When we finally emerged from the forest, we had worked up a healthy appetite, so we went to get dinner at the one restaurant in Klamath that we hadn’t tried yet, the Redwood Casino. We were able to get in contact with Jordi and Anthea with the casino’s wifi and found that we were on perfect track to meet up with them at our mini cabin after dinner.

They arrived at the cabin minutes after we returned from eating at the casino, and we spent some time catching up since we hadn’t been able to see them since they moved to California last summer. We recounted all of the things we’d done in Redwood so far, and asked if they wanted to go back and drive through the Tour Thru Tree with us, since I’d gotten such a kick out of that the previous day. They agreed, and we all got in the rental.

Two trips through the tree later (which brought me and Vince’s total to five), we decided to head to the beach to try to catch a sunset. We all had our doubts about this since the coast tends to be too cloudy for sunsets, but the sky was clear when we arrived at False Klamath Cove, and glowing a brilliant golden orange.

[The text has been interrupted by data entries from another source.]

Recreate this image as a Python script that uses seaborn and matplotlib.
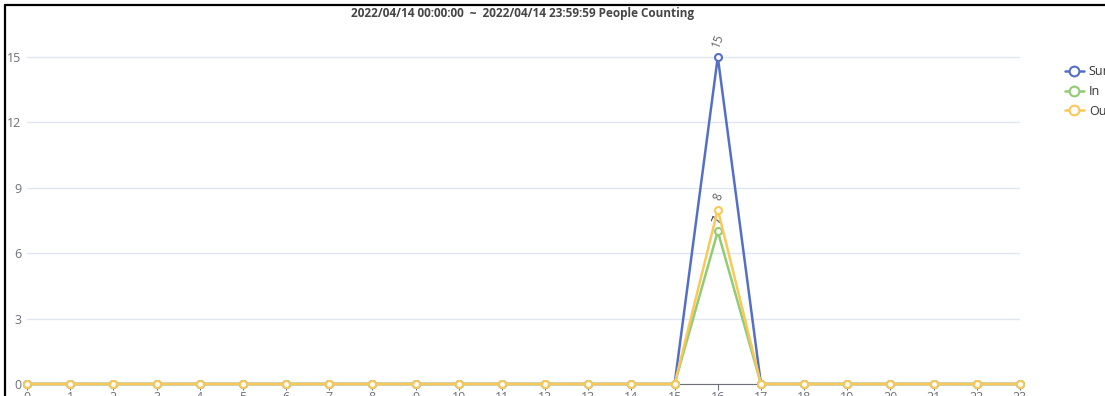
import pandas as pd
import matplotlib.pyplot as plt
import seaborn as sns
from matplotlib.lines import Line2D

# Hourly counts for 2022/04/14
hours = list(range(24))
sum_counts = [0] * 15 + [0, 15, 0] + [0] * 6
in_counts = [0] * 15 + [0, 7, 0] + [0] * 6
out_counts = [0] * 15 + [0, 8, 0] + [0] * 6
series_names = ['Sum', 'In', 'Out']
colors = ['#5470c6', '#91cc75', '#fac858']

df = pd.DataFrame({
    'Hour': hours * 3,
    'Count': sum_counts + in_counts + out_counts,
    'Series': [s for s in series_names for _ in hours],
})

sns.set_style('white')
plt.rcParams['font.family'] = ['Open Sans', 'DejaVu Sans']

fig = plt.figure(figsize=(11.05, 3.96), dpi=100)
ax = fig.add_axes([27 / 1105, 12 / 396, 993 / 1105, 17 * 21.8 / 396])

sns.lineplot(data=df, x='Hour', y='Count', hue='Series', palette=colors,
             marker='o', markersize=5, linewidth=1.8, ax=ax, legend=False)

# open circle markers in the series colour
for line, c in zip(ax.lines, colors):
    line.set_markerfacecolor('white')
    line.set_markeredgecolor(c)
    line.set_markeredgewidth(1.5)
    line.set_clip_on(False)

# Point labels at the peak
peak = 16
ax.text(peak, sum_counts[peak] + 0.35, str(sum_counts[peak]), rotation=70,
        ha='center', va='bottom', fontsize=8.5, color='#666666')
ax.text(peak, out_counts[peak] + 0.35, str(out_counts[peak]), rotation=70,
        ha='center', va='bottom', fontsize=8.5, color='#666666')
ax.text(peak, in_counts[peak] + 0.3, str(in_counts[peak]), rotation=70,
        ha='center', va='bottom', fontsize=8.5, color='#333333', zorder=1)

ax.set_xlim(0, 23)
ax.set_ylim(0, 17)
ax.set_xticks(hours)
ax.set_yticks([0, 3, 6, 9, 12, 15])
ax.set_xlabel('')
ax.set_ylabel('')
ax.grid(axis='y', color='#e0e6f1', linewidth=1)
ax.set_axisbelow(True)
for side in ['top', 'right', 'left']:
    ax.spines[side].set_visible(False)
ax.spines['bottom'].set_color('#6e7079')
ax.spines['bottom'].set_zorder(0.5)
ax.tick_params(axis='x', length=4, color='#6e7079', labelcolor='#6e7079',
               labelsize=9, pad=1, bottom=True)
ax.tick_params(axis='y', length=0, labelcolor='#6e7079', labelsize=9, pad=4)
ax.patch.set_alpha(0)

fig.suptitle('2022/04/14 00:00:00  ~  2022/04/14 23:59:59 People Counting',
             x=523 / 1105, y=1 - 7 / 396, va='top', fontsize=8.5,
             fontweight='bold', color='#464646')

handles = [Line2D([], [], color=c, marker='o', markerfacecolor='white',
                  markersize=7, markeredgewidth=1.5, linewidth=1.8)
           for c in colors]
fig.legend(handles, series_names, loc='upper left',
           bbox_to_anchor=(1060 / 1105, 1 - 60 / 396), frameon=False,
           fontsize=9, handlelength=1.5, handletextpad=0.4,
           labelspacing=0.55, labelcolor='#333333', borderaxespad=0)

# Screenshot border
fig.add_artist(Line2D([5 / 1105, 5 / 1105], [0, 1 - 5 / 396],
                      color='black', linewidth=1.6, transform=fig.transFigure))
fig.add_artist(Line2D([5 / 1105, 1], [1 - 5 / 396, 1 - 5 / 396],
                      color='black', linewidth=1.6, transform=fig.transFigure))

fig.savefig('out.png', dpi=100)
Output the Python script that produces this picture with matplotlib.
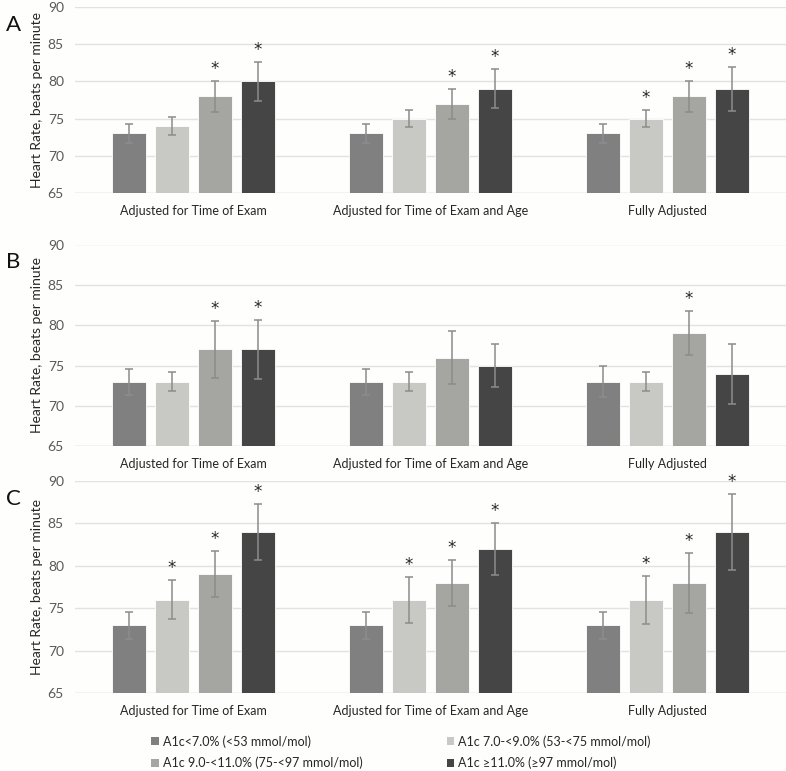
import numpy as np
import matplotlib.pyplot as plt
from matplotlib.patches import Patch

plt.rcParams['font.family'] = ['Lato', 'DejaVu Sans']

# categories and series
groups = ['Adjusted for Time of Exam', 'Adjusted for Time of Exam and Age', 'Fully Adjusted']
series = ['A1c<7.0% (<53 mmol/mol)', 'A1c 7.0-<9.0% (53-<75 mmol/mol)',
          'A1c 9.0-<11.0% (75-<97 mmol/mol)', 'A1c \u226511.0% (\u226597 mmol/mol)']
colors = ['#808080', '#c8c9c4', '#a5a6a1', '#454545']

# heart rate per panel: rows = series, cols = groups
hr_A = [[73, 73, 73], [74, 75, 75], [78, 77, 78], [80, 79, 79]]
err_A = [[1.3, 1.3, 1.3], [1.2, 1.1, 1.1], [2.1, 2.0, 2.1], [2.6, 2.6, 3.0]]
sig_A = [[0, 0, 0], [0, 0, 1], [1, 1, 1], [1, 1, 1]]

hr_B = [[73, 73, 73], [73, 73, 73], [77, 76, 79], [77, 75, 74]]
err_B = [[1.6, 1.6, 1.9], [1.2, 1.2, 1.2], [3.5, 3.3, 2.7], [3.7, 2.7, 3.7]]
sig_B = [[0, 0, 0], [0, 0, 0], [1, 0, 1], [1, 0, 0]]

hr_C = [[73, 73, 73], [76, 76, 76], [79, 78, 78], [84, 82, 84]]
err_C = [[1.6, 1.6, 1.6], [2.3, 2.7, 2.8], [2.7, 2.7, 3.5], [3.3, 3.1, 4.5]]
sig_C = [[0, 0, 0], [1, 1, 1], [1, 1, 1], [1, 1, 1]]

panels = [('A', hr_A, err_A, sig_A), ('B', hr_B, err_B, sig_B), ('C', hr_C, err_C, sig_C)]

W, H = 786, 771
fig = plt.figure(figsize=(W / 100, H / 100), dpi=100)
fig.patch.set_facecolor('#fefefc')

# axes boxes in pixels (top, bottom)
boxes = [(7, 193), (244.5, 446.3), (481, 693.3)]
left, right = 75, 786

x = np.arange(len(groups))
bw = 0.1406
offsets = np.array([-1.5, -0.5, 0.5, 1.5]) * 0.181
tick_col = '#595959'
txt_col = '#262626'

for (letter, hr, err, sig), (top, bot) in zip(panels, boxes):
    ax = fig.add_axes([left / W, (H - bot) / H, (right - left) / W, (bot - top) / H])
    ax.set_facecolor('#fefefc')
    for i in range(4):
        ax.bar(x + offsets[i], hr[i], width=bw, bottom=0, color=colors[i],
               edgecolor='white', linewidth=0.6, zorder=2)
        ax.errorbar(x + offsets[i], hr[i], yerr=err[i], fmt='none', ecolor='#8c8c8c',
                    elinewidth=1.1, capsize=3, capthick=1.1, zorder=3)
        for j in range(len(groups)):
            if sig[i][j]:
                ax.annotate('*', (x[j] + offsets[i], hr[i][j] + err[i][j]),
                            xytext=(0, 12), textcoords='offset pixels',
                            ha='center', va='center', fontsize=12, color=txt_col,
                            family='DejaVu Sans')
    ax.set_ylim(65, 90)
    ax.set_xlim(-0.5, 2.5)
    ax.set_yticks([65, 70, 75, 80, 85, 90])
    ax.set_xticks(x)
    ax.set_xticklabels(groups)
    ax.tick_params(length=0, labelsize=10, colors=tick_col, pad=8)
    ax.tick_params(axis='x', labelcolor=txt_col, labelsize=9, pad=8.5)
    ax.grid(axis='y', color='#e2e2e2', linewidth=1, zorder=0)
    for s in ax.spines.values():
        s.set_visible(False)
    ax.axhline(65, color='#d9d9d9', linewidth=1, zorder=1)
    ax.set_ylabel('Heart Rate, beats per minute', fontsize=10, color=txt_col, labelpad=3)
    fig.text(6 / W, (H - top - 18) / H, letter, fontsize=16, color='#111111',
             ha='left', va='center')

handles = [Patch(facecolor=c, edgecolor='none') for c in colors]
order = [0, 2, 1, 3]
fig.legend([handles[k] for k in order], [series[k] for k in order], ncol=2,
           loc='upper left', bbox_to_anchor=(145 / W, (H - 729) / H), frameon=False,
           fontsize=9, handlelength=0.6, handleheight=0.6, handletextpad=0.35,
           columnspacing=6.7, labelspacing=0.7, borderpad=0, labelcolor=txt_col)

fig.savefig('out.png', dpi=100, facecolor=fig.get_facecolor())
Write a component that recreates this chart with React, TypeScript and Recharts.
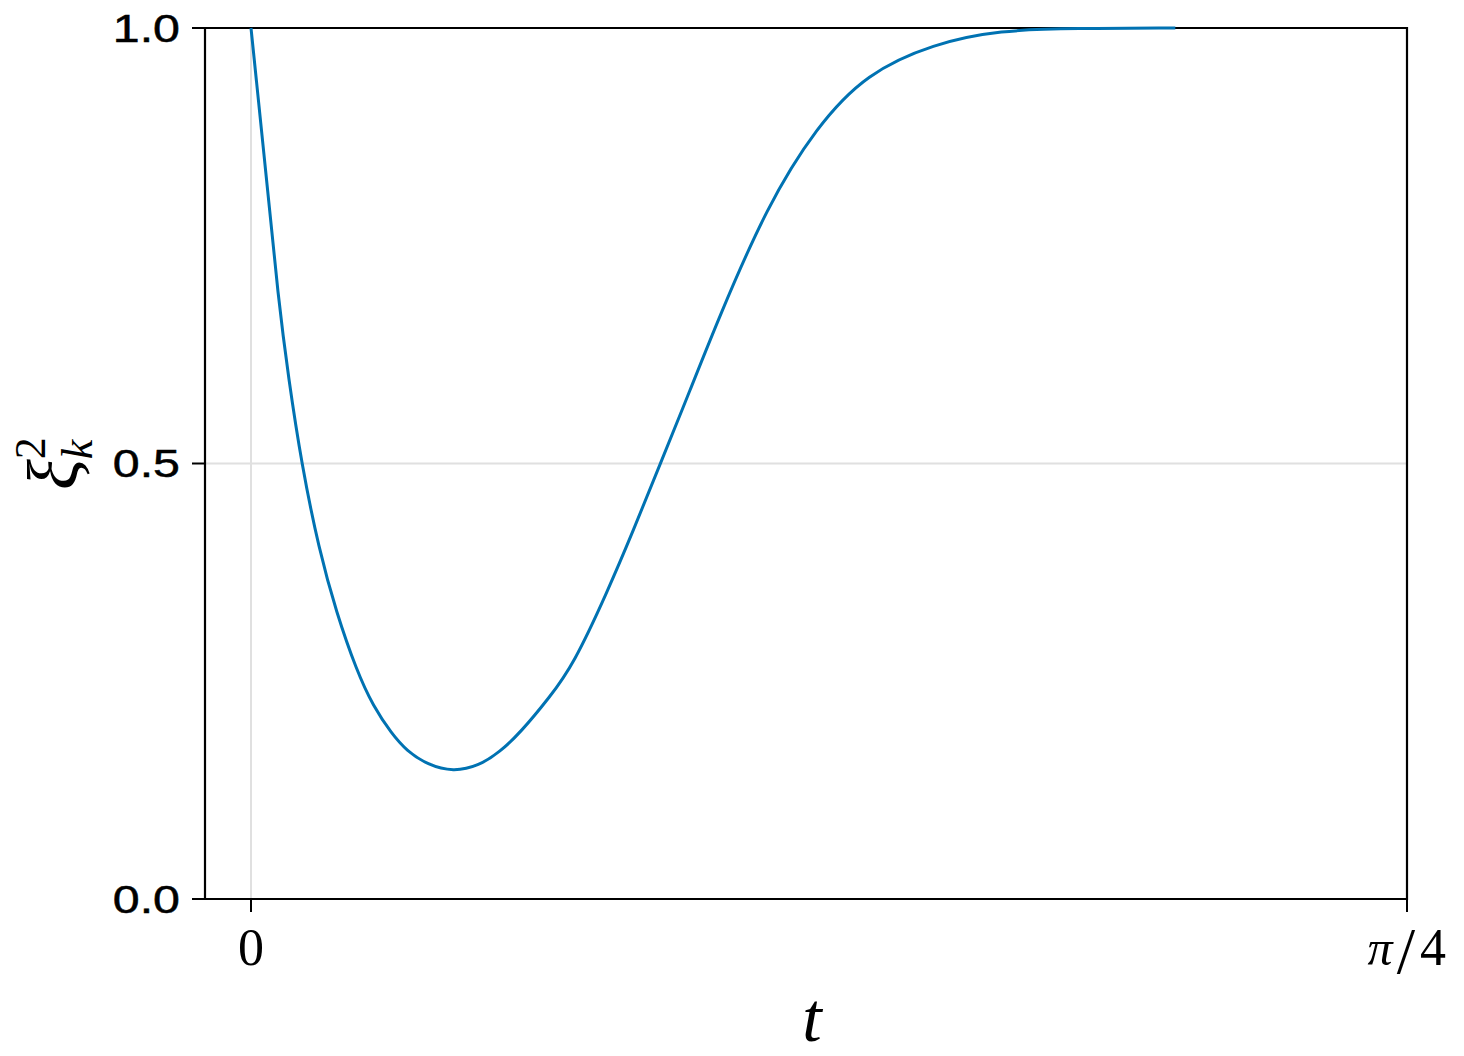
import { LineChart, Line, XAxis, YAxis, CartesianGrid, ReferenceArea } from "recharts";

// t samples (radians) and the squeezing value ξ²_k
const tValues = [
  0, 0.0102, 0.0186, 0.0255, 0.0344, 0.0462, 0.058, 0.0718, 0.0831, 0.0955, 0.1058, 0.12, 0.1374,
  0.155, 0.1692, 0.183, 0.2031, 0.219, 0.2417, 0.26, 0.2779, 0.2983, 0.3175, 0.3504, 0.3843,
  0.4183, 0.4636, 0.5089, 0.56, 0.628,
];
const xiValues = [
  1.0, 0.833, 0.688, 0.598, 0.499, 0.401, 0.329, 0.262, 0.221, 0.19, 0.17, 0.154, 0.146, 0.153,
  0.169, 0.191, 0.232, 0.269, 0.351, 0.424, 0.499, 0.584, 0.666, 0.795, 0.887, 0.948, 0.982, 0.9977,
  0.9995, 1.0,
];
const xTicks = [0, Math.PI / 4];
const yTicks = [0, 0.5, 1];

const data = tValues.map((t, i) => ({ t, xi: xiValues[i] }));

const X_MIN = -0.03125;
const X_MAX = Math.PI / 4;

const YTick = (props: any) => {
  const { x, y, payload } = props;
  return (
    <text
      transform={`translate(${x},${y + 13.5}) scale(1.24,1)`}
      textAnchor="end"
      fontFamily="Liberation Sans, Arial, sans-serif"
      fontSize={39}
      fill="#000"
      stroke="#000"
      strokeWidth={0.5}
    >
      {Number(payload.value).toFixed(1)}
    </text>
  );
};

const XTick = (props: any) => {
  const { x, y, index } = props;
  const base = y + 43;
  if (index === 0) {
    return (
      <text x={x} y={base} textAnchor="middle" fontFamily="Liberation Serif, serif" fontSize={52} fill="#000">
        0
      </text>
    );
  }
  const cx = x + 13;
  return (
    <g fontFamily="Liberation Serif, serif" fill="#000">
      <text x={cx - 27} y={base} textAnchor="middle" fontStyle="italic" fontSize={50}>
        π
      </text>
      <text x={cx - 1} y={base + 8} textAnchor="middle" fontSize={66}>
        /
      </text>
      <text x={cx + 26} y={base} textAnchor="middle" fontSize={52}>
        4
      </text>
    </g>
  );
};

const YLabel = () => (
  <text
    transform="translate(78,490) rotate(-90)"
    fontFamily="Liberation Serif, serif"
    fontSize={72}
    fill="#000"
  >
    <tspan fontStyle="italic">ξ</tspan>
    <tspan fontSize={44} dy={-33}>2</tspan>
    <tspan fontSize={44} fontStyle="italic" dx={-22} dy={47}>k</tspan>
  </text>
);

const XLabel = () => (
  <text
    x={812}
    y={1041}
    textAnchor="middle"
    fontFamily="Liberation Serif, serif"
    fontStyle="italic"
    fontSize={70}
    fill="#000"
  >
    t
  </text>
);

export default function App() {
  return (
    <div style={{ position: "absolute", left: 0, top: 0, background: "#fff" }}>
      <LineChart
        width={1464}
        height={1056}
        data={data}
        margin={{ top: 28, right: 57, bottom: 0, left: 0 }}
      >
        <CartesianGrid stroke="#e0e0e0" strokeWidth={2} />
        <XAxis
          dataKey="t"
          type="number"
          domain={[X_MIN, X_MAX]}
          allowDataOverflow
          ticks={xTicks}
          height={157}
          axisLine={false}
          tickLine={{ stroke: "#000", strokeWidth: 2 }}
          tickSize={13}
          tickMargin={10}
          tick={<XTick />}
          label={<XLabel />}
        />
        <YAxis
          type="number"
          domain={[0, 1]}
          ticks={yTicks}
          width={205}
          axisLine={false}
          tickLine={{ stroke: "#000", strokeWidth: 2 }}
          tickSize={13}
          tickMargin={12}
          tick={<YTick />}
          label={<YLabel />}
        />
        <ReferenceArea
          x1={X_MIN}
          x2={X_MAX}
          y1={0}
          y2={1}
          fill="none"
          stroke="#000"
          strokeWidth={2.2}
          ifOverflow="visible"
        />
        <Line
          type="basis"
          dataKey="xi"
          stroke="#0072b2"
          strokeWidth={3}
          dot={false}
          isAnimationActive={false}
        />
      </LineChart>
    </div>
  );
}
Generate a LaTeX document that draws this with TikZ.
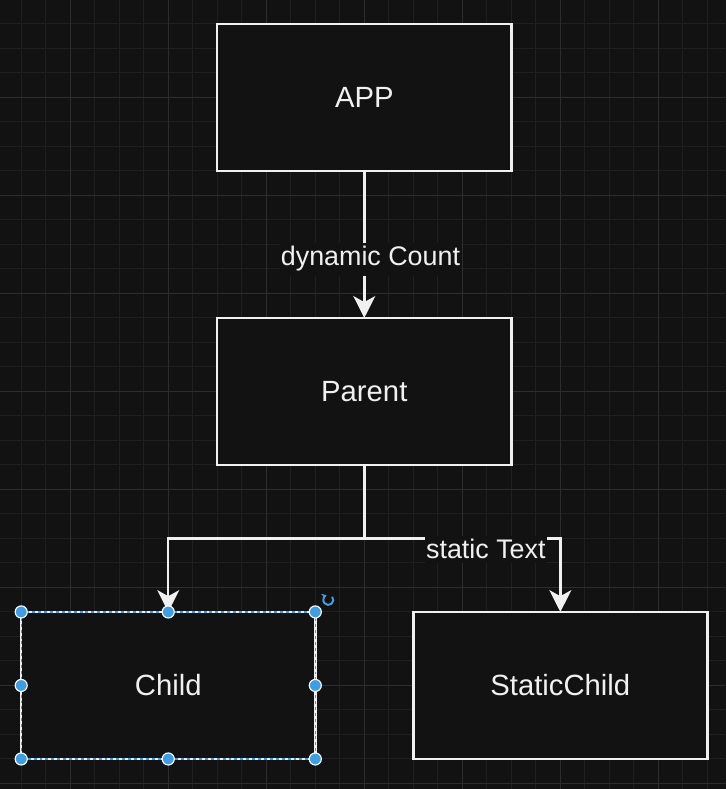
\documentclass[tikz,border=0pt]{standalone}
\usepackage{fontspec}
\setmainfont{Liberation Sans}
\usetikzlibrary{positioning,arrows.meta}

\definecolor{bgdark}{HTML}{121212}
\definecolor{gridminor}{HTML}{1F1F1F}
\definecolor{gridmajor}{HTML}{2D2D2D}
\definecolor{edgewhite}{HTML}{F0F0F0}
\definecolor{selblue}{HTML}{3C9EE6}

\begin{document}
\begin{tikzpicture}[x=0.025cm, y=-0.025cm,
    block/.style={draw=edgewhite, fill=bgdark, line width=1.74pt, outer sep=0pt,
      minimum width=7.35cm, minimum height=3.675cm, text=edgewhite,
      font=\fontsize{20.8}{25}\selectfont},
    lbl/.style={fill=bgdark, text=edgewhite, inner xsep=1pt, inner ysep=2.8pt,
      font=\fontsize{19.1}{23}\selectfont},
    link/.style={draw=edgewhite, line width=1.74pt,
      -{Stealth[length=15.5pt, width=15.6pt, inset=4.3pt]}},
    handle/.style={circle, fill=selblue, draw=white, line width=0.8pt,
      inner sep=0pt, minimum size=8.6pt}]

    % Background and grid
    \useasboundingbox[fill=bgdark] (0,0) rectangle (726,789);
    \foreach \gx in {-27.7,-3.2,...,726} \draw[gridminor, line width=0.7pt] (\gx,0) -- (\gx,789);
    \foreach \gy in {-0.7,23.8,...,789} \draw[gridminor, line width=0.7pt] (0,\gy) -- (726,\gy);
    \foreach \gx in {-27.7,70.3,...,726} \draw[gridmajor, line width=0.7pt] (\gx,0) -- (\gx,789);
    \foreach \gy in {-0.7,97.3,...,789} \draw[gridmajor, line width=0.7pt] (0,\gy) -- (726,\gy);

    % Nodes
    \node[block] (app) at (364.3,97.3) {APP};
    \node[block, below=3.675cm of app] (parent) {Parent};
    \node[block, below=3.675cm of parent, xshift=-4.9cm] (child) {Child};
    \node[block, below=3.675cm of parent, xshift=4.9cm] (staticchild) {StaticChild};
    \coordinate[below=1.8375cm of parent] (split);

    % Arrows
    \draw[link] (app) -- node[lbl, pos=0.6, xshift=4.4pt] (dyncount) {dynamic Count} (parent);
    \draw[link] (parent) -- (split) -| (child);
    \draw[link] (split) -| node[lbl, pos=0.31, yshift=-7.8pt] (stattext) {static Text} (staticchild);

    % Selection on Child
    \draw[selblue, line width=0.8pt, dash pattern=on 2.1pt off 2.1pt]
      (child.north west) rectangle (child.south east);
    \foreach \a/\n in {north west/nw, north/n, north east/ne, west/w, east/e,
                       south west/sw, south/s, south east/se}
      \node[handle] (hdl\n) at (child.\a) {};
    \coordinate (rot) at ([shift={(13,-12)}]child.north east);
    \draw[selblue, line width=1.4pt, -{Stealth[length=3.4pt, width=4.6pt]}]
      (rot) ++(-40:5) arc[start angle=-40, end angle=250, radius=5];
\end{tikzpicture}
\end{document}
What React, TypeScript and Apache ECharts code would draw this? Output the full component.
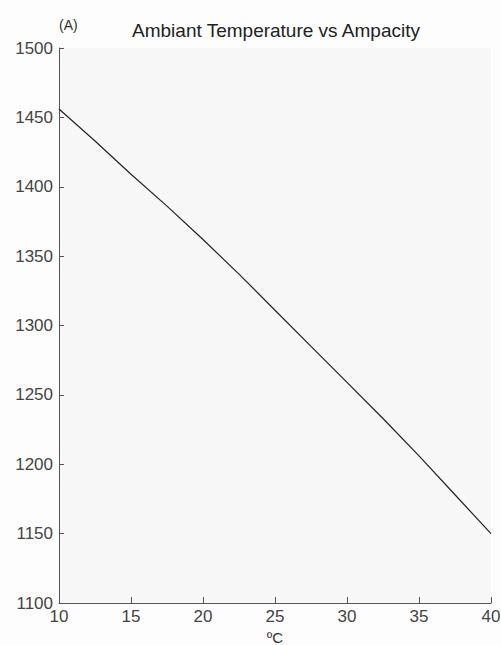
import React, { useEffect, useRef } from "react";
import * as echarts from "echarts";

const temperatures = [10, 12.5, 15, 17.5, 20, 22.5, 25, 27.5, 30, 32.5, 35, 37.5, 40];
const ampacity = [1456, 1433, 1409, 1386, 1362, 1337, 1311, 1285, 1259, 1233, 1206, 1178, 1150];

const titleText = "Ambiant Temperature vs Ampacity";
const yUnit = "(A)";
const xUnit = "ºC";

export default function App() {
  const ref = useRef<HTMLDivElement>(null);
  useEffect(() => {
    if (!ref.current) return;
    const chart = echarts.init(ref.current, undefined, { renderer: "svg" });
    const font = "Arial, 'Liberation Sans', Helvetica, sans-serif";
    chart.setOption({
      animation: false,
      backgroundColor: "#fdfdfd",
      title: {
        text: titleText,
        left: 271,
        top: 16,
        textAlign: "center",
        textStyle: { fontFamily: font, fontSize: 19, fontWeight: "normal", color: "#222" },
      },
      grid: {
        left: 59,
        right: 10,
        top: 48,
        bottom: 42,
        show: true,
        backgroundColor: "#f7f7f7",
        borderWidth: 0,
        outerBoundsMode: "none",
        containLabel: false,
      },
      xAxis: {
        type: "value",
        min: 10,
        max: 40,
        interval: 5,
        name: xUnit,
        nameLocation: "middle",
        nameGap: 24,
        nameTextStyle: { fontFamily: font, fontSize: 15, color: "#333", verticalAlign: "top" },
        axisLine: { show: true, lineStyle: { color: "#555", width: 1 } },
        axisTick: { show: true, inside: true, length: 6, lineStyle: { color: "#555" } },
        axisLabel: { fontFamily: font, fontSize: 17, color: "#444", margin: 5, formatter: (v: number) => String(v) },
        splitLine: { show: false },
      },
      yAxis: {
        type: "value",
        min: 1100,
        max: 1500,
        interval: 50,
        name: yUnit,
        nameLocation: "end",
        nameGap: 16,
        nameTextStyle: { fontFamily: font, fontSize: 14, color: "#333", align: "left", padding: [0, 0, 0, 0] },
        axisLine: { show: true, lineStyle: { color: "#555", width: 1 } },
        axisTick: { show: true, inside: true, length: 5, lineStyle: { color: "#555" } },
        axisLabel: { fontFamily: font, fontSize: 17, color: "#444", margin: 6, formatter: (v: number) => String(v) },
        splitLine: { show: false },
      },
      series: [
        {
          type: "line",
          data: temperatures.map((t, i) => [t, ampacity[i]]),
          showSymbol: false,
          lineStyle: { color: "#222", width: 1.2 },
        },
      ],
    });
    return () => chart.dispose();
  }, []);
  return (
    <div
      ref={ref}
      style={{ position: "fixed", left: 0, top: 0, width: 501, height: 645 }}
    />
  );
}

Oystercatchers flew out of our path as we walked to beach, our shadows long in the low-hanging sunlight. The foamy tide crashed in a loud roar, and we had to yell to hear each other above the sound of the waves. Every so often, we would see the head of a harbor seal poke up from a wave, only to disappear again into the dark water. I felt totally at peace as the cold waves curled around my feet. It had been another beautiful day in Redwood; our friends were here, and we’d be doing a hike that I’d been looking forward to all trip early the next morning. I couldn’t help but smile as the sun dipped below the horizon. The end of this day, meant another day of excitement would soon begin.